Today’s versions go way beyond basic wine storage. They’re now adult playrooms, man caves, personal style statements, and part of the living environment, like splashy paintings on dining room walls.
New-wave cellars often feature tasting tables, comfy chairs, lighting worthy of an art gallery, and space age technology. They even look good without any wine in them.
Take the nearly finished wine wall in the New York apartment of New York Knicks star Carmelo Anthony. It’s fronted by a series of glass doors, so the trophy bottles inside won’t be missed. They especially pop with the help of strategic back lighting to underscore how prized they are.
There are no figures on how many people today are storing wine collections, but global real estate company Knight Frank’s current Wealth Report reveals that wine investment by ultra-high-net-worth individuals is up 241 percent in the past 10 years. (An ultra-high-net-worth individual, or UHNWI, is a person with investable assets of more than $30 million.) Drinking the stuff, of course, is an increasingly popular passion.
“For luxury homes around the world, a wine cellar is now a given, an essential amenity like a pool, home gym, or screening room,” says Zachary Wright, executive director of Christies International Real Estate for Western North America & Asia.
Out of the Cellar
The biggest trend is that cellars have moved up from basements into the main living level, often between kitchen and dining room, explained Evan Goldenberg of Design Build Consultants, whose clients have included many New York chief executive officers.

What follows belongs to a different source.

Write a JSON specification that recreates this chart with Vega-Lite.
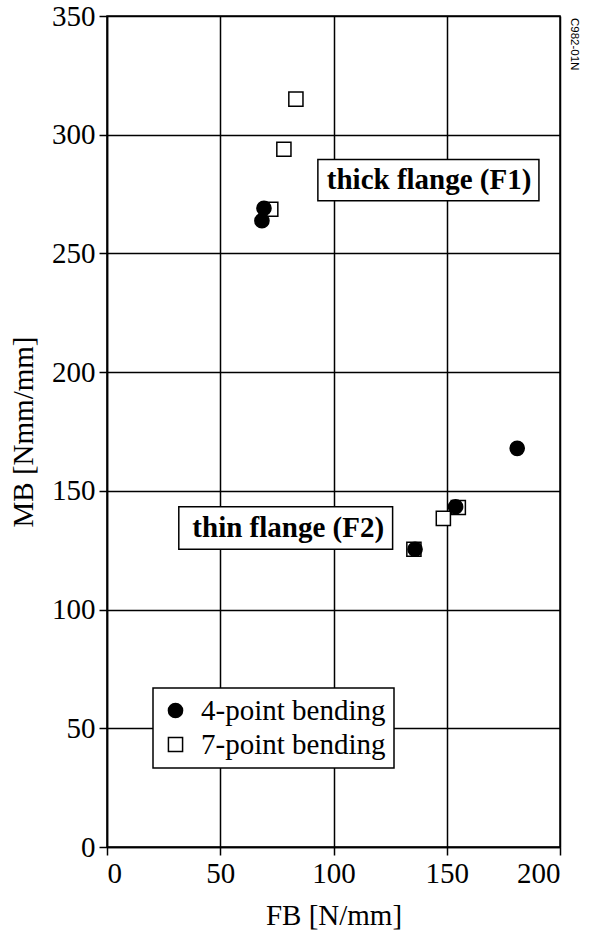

Joseph Kline, a former financial trader turned designer who co-owns Joseph & Curtis Custom Wine Cellars, points out “the visual is now almost as important as the wine is.” Their clients (which include Anthony and musician Kevin Jonas) want cellars to match the style of their furnishings, so many opt for a steel-and-glass contemporary look. Though traditional wooden racks made from black walnut and mahogany are still popular, Kline has also hunted down such exotic woods as jarrah and African wenge.
The challenge is how to square all this visibility with the requirements of storing fine wine: keeping bottles at a constant temperature of about 55 degrees, with humidity of 60 percent to 70 percent, and away from sunlight (ultraviolet rays prematurely age wine) on racks that keep the bottles horizontal, so corks don’t dry out and let air in.
State of the Art
“New technology has been key,” says Jim Cash of Revel Custom Wine Cellars in Lansing, Mich. Refrigeration is more efficient, for one thing. Backup systems monitor conditions through electronic sensors that trip alarms, sending texts to the owner if the temperature rises or falls dramatically.